Posso brincar contigo?

A socialização de uma criança inicia-se no seu núcleo familiar. Para uma criança se sentir aberta para socializar, ela precisa antes, de se sentir segura e confortável, tanto no seu meio familiar como nos outros em que irá interagir, afinal, apenas com uma base segura ela se sentirá confiante para explorar o meio e comunicar com os outros. Para além da questão da segurança, a base da socialização passa também pela imitação. A criança irá aprender a desenvolver relações recíprocas tanto com os pais, como através da observação destes a interagir entre si, e com outros familiares e amigos.
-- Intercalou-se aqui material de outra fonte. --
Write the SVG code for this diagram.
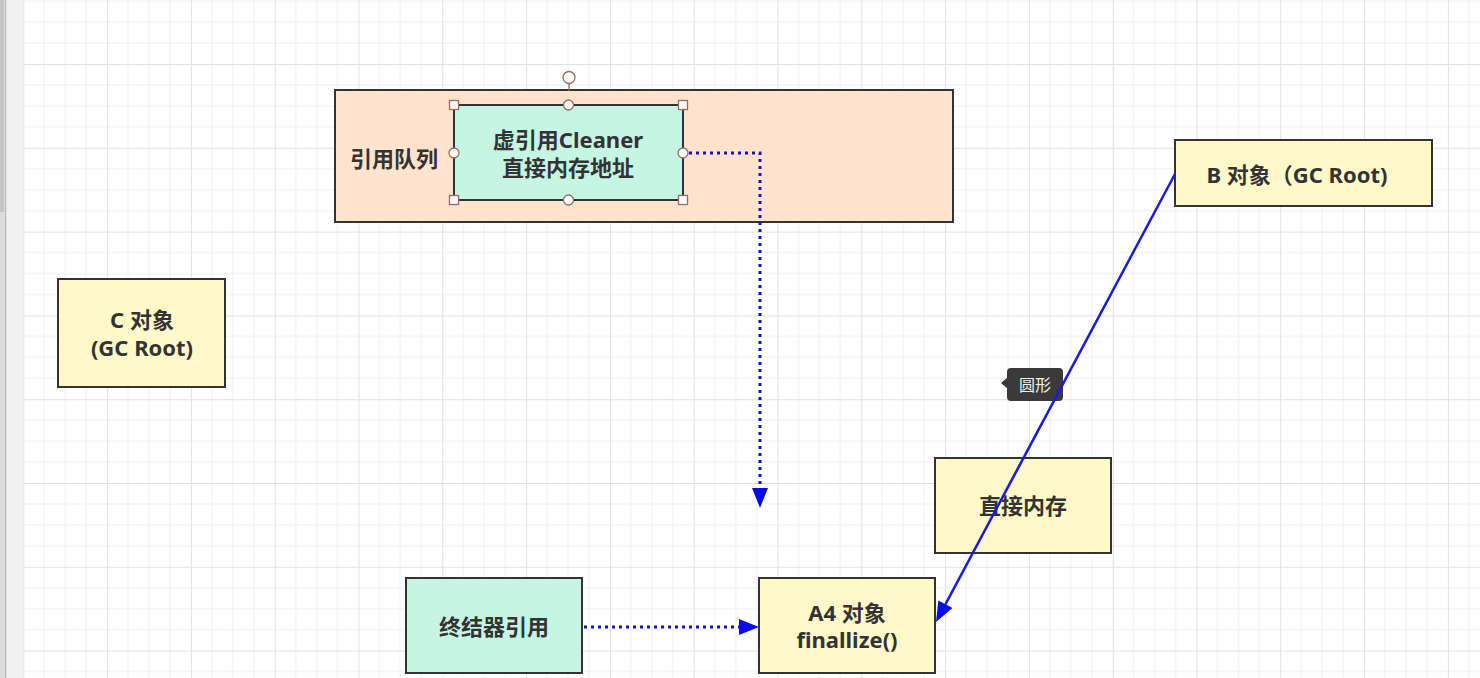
<svg xmlns="http://www.w3.org/2000/svg" width="1480" height="678" viewBox="0 0 1480 678">
<style>
.box{stroke:#333;stroke-width:2}
.y{fill:#fff9c9}
.m{fill:#c6f5e4}
.t{font-family:"Noto Sans","Noto Sans CJK SC",sans-serif;font-weight:bold;font-size:22px;fill:#333;text-anchor:middle;dominant-baseline:central}
.dot{fill:none;stroke:#1414c0;stroke-width:3;stroke-dasharray:3 4}
.h{fill:#fff;stroke:#9a6a60;stroke-width:1.3}
</style>
<defs>
<pattern id="grid" patternUnits="userSpaceOnUse" x="23.3" y="64" width="83.8" height="83.8">
<path d="M20.95,0V83.8M41.9,0V83.8M62.85,0V83.8M0,20.95H83.8M0,41.9H83.8M0,62.85H83.8" stroke="#f0f0f0" stroke-width="1" fill="none"/>
<path d="M0.5,0V83.8M0,0.5H83.8" stroke="#e1e1e1" stroke-width="1" fill="none"/>
</pattern>
<marker id="ah" markerUnits="userSpaceOnUse" markerWidth="22" markerHeight="18" refX="0" refY="8" orient="auto" overflow="visible">
<path d="M0,0L20,8L0,16z" fill="#0a0aee"/>
</marker>
</defs>
<rect width="1480" height="678" fill="#fff"/>
<rect x="23" width="1457" height="678" fill="url(#grid)"/>
<rect width="23" height="678" fill="#f1f1f1"/>
<rect width="5" height="678" fill="#dcdcdc"/>
<rect width="4" height="212" fill="#c4c4c4"/>
<rect x="5" width="1.2" height="678" fill="#b8b8b8"/>

<g id="queue">
<rect class="box" x="335" y="90" width="618" height="132" fill="#ffe3cc"/>
<text class="t" x="394" y="158">引用队列</text>
</g>
<g id="cleaner">
<rect class="box m" x="454" y="105" width="229" height="95"/>
<text class="t" x="568" y="139">虚引用Cleaner</text>
<text class="t" x="568" y="167">直接内存地址</text>
<line x1="569" y1="83" x2="569" y2="91" stroke="#9a6a60" stroke-width="1.3"/>
<circle class="h" cx="569" cy="77.5" r="6"/>
<rect class="h" x="449.5" y="100.5" width="9" height="9"/>
<rect class="h" x="678.5" y="100.5" width="9" height="9"/>
<rect class="h" x="449.5" y="195.5" width="9" height="9"/>
<rect class="h" x="678.5" y="195.5" width="9" height="9"/>
<circle class="h" cx="568.5" cy="105" r="5"/>
<circle class="h" cx="568.5" cy="200" r="5"/>
<circle class="h" cx="454" cy="153" r="5"/>
<circle class="h" cx="683" cy="153" r="5"/>
</g>
<g id="b">
<rect class="box y" x="1175" y="140" width="257" height="66"/>
<text class="t" x="1297" y="174">B 对象（GC Root)</text>
</g>
<g id="c">
<rect class="box y" x="58" y="279" width="167" height="108"/>
<text class="t" x="142" y="319">C 对象</text>
<text class="t" x="142" y="347">(GC Root)</text>
</g>
<g id="direct">
<rect class="box y" x="935" y="458" width="176" height="95"/>
<text class="t" x="1023" y="505">直接内存</text>
</g>
<g id="finalizer">
<rect class="box m" x="406" y="578" width="176" height="95"/>
<text class="t" x="494" y="626">终结器引用</text>
</g>
<g id="a4">
<rect class="box y" x="759" y="578" width="176" height="95"/>
<text class="t" x="847" y="612">A4 对象</text>
<text class="t" x="847" y="639">finallize()</text>
</g>
<g id="tooltip">
<rect x="1007" y="368" width="56" height="33" rx="4" fill="#3a3a3a"/>
<path d="M1008,377L1001,383L1008,389z" fill="#3a3a3a"/>
<text x="1035" y="384" font-family="Noto Sans CJK SC,sans-serif" font-size="16" fill="#f0f0f0" text-anchor="middle" dominant-baseline="central">圆形</text>
</g>
<g id="connectors">
<path class="dot" d="M689,153H760V488" marker-end="url(#ah)"/>
<path class="dot" d="M584,627H739" marker-end="url(#ah)"/>
<path d="M1175,174L945.4,604.3" fill="none" stroke="#1a1ae6" stroke-width="2.5" marker-end="url(#ah)"/>
</g>
</svg>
A comunicação e a socialização devem ser estimuladas ao longo do crescimento. Quando são bebés esta estimulação passa essencialmente pela imitação de gestos e sons, por conversar com o bebé e na frente do bebé, e por trocas significativas de expressões, gestos e palavras. Através das experiências e ao longo do tempo é importante ensinar regras básicas de socialização e de convívio, como por exemplo, cumprimentar as pessoas. No entanto, este cumprimento não precisa constar de um abraço e um beijinho. Há muitas crianças que não são tão dadas e não se sentem tão confortáveis com o contacto físico. Para elas, seria melhor ensinar a acenar ou simplesmente a sorrir e dizer olá. O mesmo serve para atividades e encontros sociais. É muito importante incentivá-los, desde favorecer encontros da criança com outros familiares e amigos ou participar em grupos de atividades, como de desporto, música, arte, entre outros; no entanto, a criança não deve ser forçada, devendo partir dela a escolha de algo que lhe interesse. No caso de nenhuma atividade grupal interessar a criança, pode ser preciso incentivá-la a participar de algo que ela goste, mesmo que individualmente, mas que tenha a possibilidade de depois, com o tempo, e quando a criança estiver confiante das suas capacidades na área, entrar num grupo ou partilhar o seu interesse com os outros (ex. pode iniciar aulas de equitação individuais e, com o tempo, pode levá-la para assistir a pequenos campeonatos, aulas ou convívios em grupo). Em outros contextos, em que a criança se isole, pode ser necessário dar mais tempo à criança, promovendo pequenas aproximações a outras crianças individuais e só depois a um grande grupo. Poderá ser necessário assistir à brincadeira, ir incentivando partilhas (algo que é muito difícil para as crianças pequenas) e relatando pequenas regras de convivência. Com o tempo, e apenas quando estas estiverem mais próximas, poderá juntar mais alguma criança ou, apenas deixar as duas crianças, já com maior intimidade, a interagir noutro espaço ou noutro contexto.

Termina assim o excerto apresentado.